Les possibilités de brainjacking sont liées à la manière dont les électrodes sont implantées. A cette réserve près, toute une série d’actions de perturbation de l’appareil moteur sont susceptibles d’altérer l’autonomie de la personne, son comportement et la manière dont elle prend des décisions.
Les auteurs évoquent – un peu rapidement ce qui est dommage – d’autres cas épineux de prise de contrôle par des tiers, le cas où l’autorité judiciaire pourrait intervenir pour des raisons de sécurité publique. Ou encore le cas des systèmes cloosed loop, ou les tiers sont des algorithmes qui décident eux-même le type de stimulation à effectuer en fonction de l’état du patient.
Dans cette exploration de nouvelles formes de manipulation des personnes, les auteurs en font ressortir deux aspects :
- Le sujet du consentement de patients nécessairement vulnérables à des actes médicaux est déjà, en dehors de tout brainjacking, un abîme de réflexions du point de vue de l’autonomie des individus,
- Le traitement par DBS d’un patient a pour objectif, indépendamment des risques, une amélioration de son autonomie altérée par la maladie.

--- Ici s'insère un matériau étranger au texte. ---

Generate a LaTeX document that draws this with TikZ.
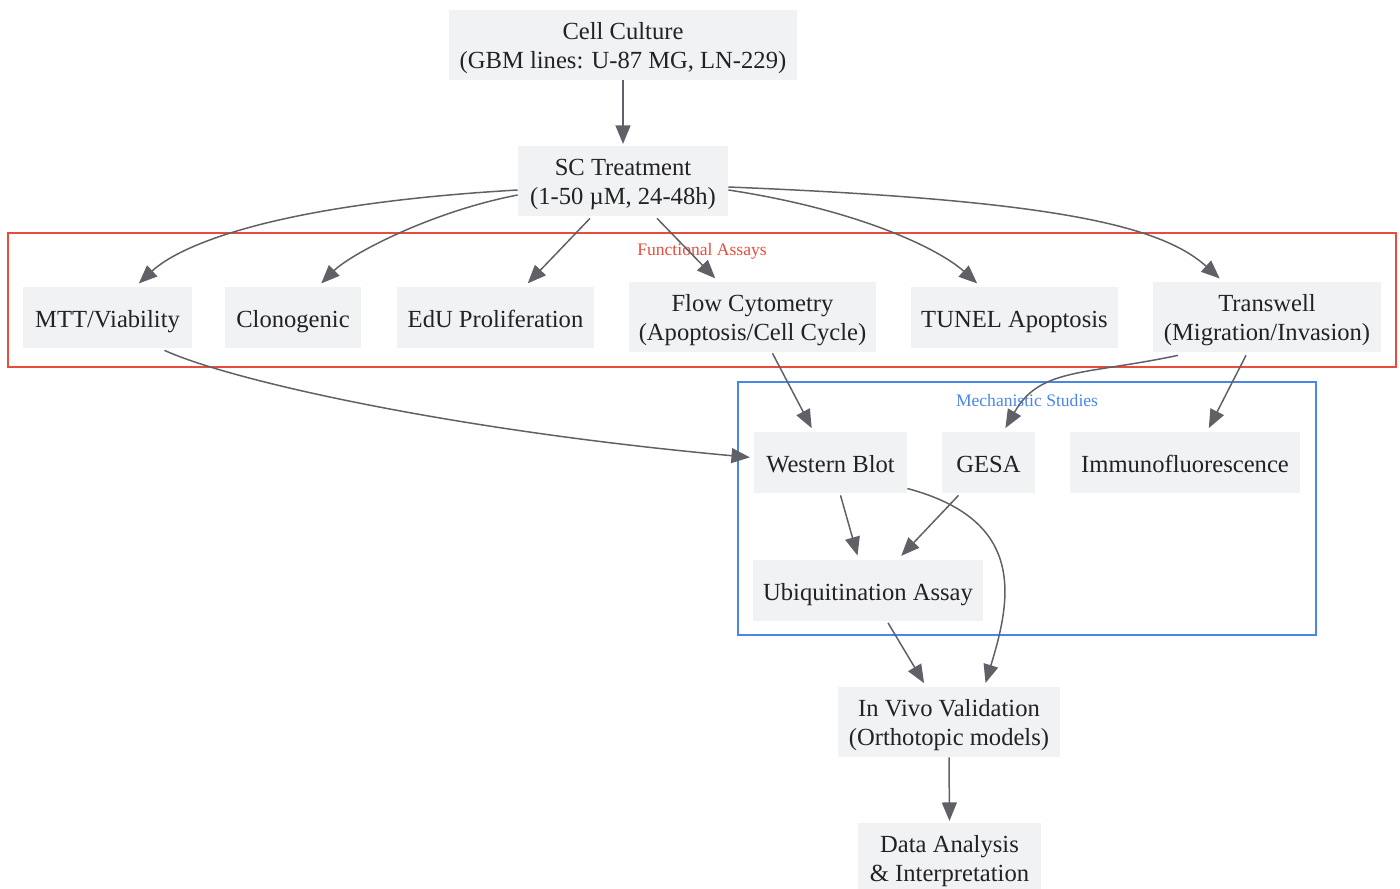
\documentclass[tikz,border=0pt]{standalone}
\usepackage{fontspec}
\setmainfont{Liberation Serif}
\usetikzlibrary{arrows.meta,calc}
\definecolor{boxfill}{HTML}{F1F2F4}
\definecolor{edgegray}{HTML}{5F6166}
\definecolor{txtgray}{HTML}{222222}
\definecolor{assayred}{HTML}{E74C3C}
\definecolor{mechblue}{HTML}{4A86E8}
\newlength\unitpx
\setlength\unitpx{0.02cm}

\begin{document}
\begin{tikzpicture}[x=0.02cm, y=-0.02cm,
  box/.style={fill=boxfill, text=txtgray, align=center, inner sep=0pt,
    font=\fontsize{14}{16.5}\selectfont, minimum height=61\unitpx,
    text height=11.4pt, text depth=0pt},
  twoline/.style={box, minimum height=70\unitpx, text height=27pt, text depth=0pt},
  flow/.style={draw=edgegray, line width=0.85pt, shorten >=1pt,
    -{Triangle[length=10.5pt, width=8.5pt]}},
  frame/.style={line width=0.85pt},
  framelabel/.style={font=\fontsize{10}{12}\selectfont}]
\useasboundingbox (0,0) rectangle (1400,889);

\draw[frame, draw=assayred] (8,233) rectangle (1396,367);
\node[framelabel, text=assayred] (falabel) at (702,251.5) {Functional Assays};
\draw[frame, draw=mechblue] (738,382) rectangle (1316,635);
\node[framelabel, text=mechblue] (mslabel) at (1027,400.5) {Mechanistic Studies};

\node[twoline, minimum width=348\unitpx] (cc) at (623,44.5) {Cell Culture\\(GBM lines: U-87 MG, LN-229)};
\node[twoline, minimum width=210\unitpx] (sc) at (623,181) {SC Treatment\\(1-50 µM, 24-48h)};

\node[box, minimum width=169\unitpx] (mtt) at (107.5,317.5) {MTT/Viability};
\node[box, minimum width=136\unitpx] (clono) at (293,317.5) {Clonogenic};
\node[box, minimum width=197\unitpx] (edu) at (495.5,317.5) {EdU Proliferation};
\node[twoline, minimum width=247\unitpx] (facs) at (752.5,317) {Flow Cytometry\\(Apoptosis/Cell Cycle)};
\node[box, minimum width=207\unitpx] (tunel) at (1014.5,317.5) {TUNEL Apoptosis};
\node[twoline, minimum width=228\unitpx] (trans) at (1267,317) {Transwell\\(Migration/Invasion)};

\node[box, minimum width=153\unitpx] (wb) at (830.5,462.5) {Western Blot};
\node[box, minimum width=93\unitpx] (gesa) at (988.5,462.5) {GESA};
\node[box, minimum width=230\unitpx] (immuno) at (1185,462.5) {Immunofluorescence};
\node[box, minimum width=230\unitpx] (ubiq) at (868,590) {Ubiquitination Assay};

\node[twoline, minimum width=222\unitpx] (invivo) at (949,722) {In Vivo Validation\\(Orthotopic models)};
\node[twoline, minimum width=183\unitpx] (data) at (949.5,858) {Data Analysis\\\& Interpretation};

\draw[flow] (cc.south) -- (sc.north);
\draw[flow] ($(sc.west)+(0,9)$) .. controls +(-258,15) and +(37.5,-35) .. ($(mtt.north)+(30,-2)$);
\draw[flow] ($(sc.west)+(0,14)$) .. controls +(-88,17) and +(30,-30) .. ($(clono.north)+(27,-2)$);
\draw[flow] ($(sc.south)+(-33,2)$) -- ($(edu.north)+(31,-2)$);
\draw[flow] ($(sc.south)+(34,2)$) -- ($(facs.north)+(-36,-2)$);
\draw[flow] ($(sc.east)+(0,9)$) .. controls +(132,20) and +(-38.5,-35) .. ($(tunel.north)+(-36,-2)$);
\draw[flow] ($(sc.east)+(0,6)$) .. controls +(322,13) and +(-61,-55) .. ($(trans.north)+(-46,-2)$);

\draw[flow] ($(mtt.south)+(57,2)$) .. controls +(65.5,30) and +(-301.5,-27.5) .. ($(wb.west)+(-2,-5)$);
\draw[flow] ($(facs.south)+(20,1)$) -- ($(wb.north)+(-18,-2)$);
\draw[flow] ($(trans.south)+(-89,3)$) .. controls +(-95,20) and +(35.5,-62) .. ($(gesa.north)+(16,-2)$);
\draw[flow] ($(trans.south)+(-21,3)$) -- ($(immuno.north)+(23,-2)$);

\draw[flow] ($(wb.south)+(10,2)$) -- ($(ubiq.north)+(-10,-2)$);
\draw[flow] ($(gesa.south)+(-30,2)$) -- ($(ubiq.north)+(32,-2)$);
\draw[flow] ($(wb.east)+(0,26)$) .. controls +(120,32) and +(26,-85) .. ($(invivo.north)+(36,-2)$);
\draw[flow] ($(ubiq.south)+(20,2)$) -- ($(invivo.north)+(-24,-2)$);
\draw[flow] (invivo.south) -- (data.north);
\end{tikzpicture}
\end{document}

Les interférences des tierces parties doivent être interprétées en fonction du degré et la forme de d’altération de l’autonomie par la maladie.
Dans cette approche du BCI, qui à la fois augmente et diminue l’autonomie, émerge aussi en pointillé le problème de l’altération de la compréhension de soi comme un agent autonome.
(1) Traductions de la rédaction.
(1) Jonathan Pugh, Laurie Pycroft, Anders Sandberg, Tipu Aziz er Julian Savulescu. Brainjacking in deep brain stimulation and autonomy. Ethics and information technology. 2018.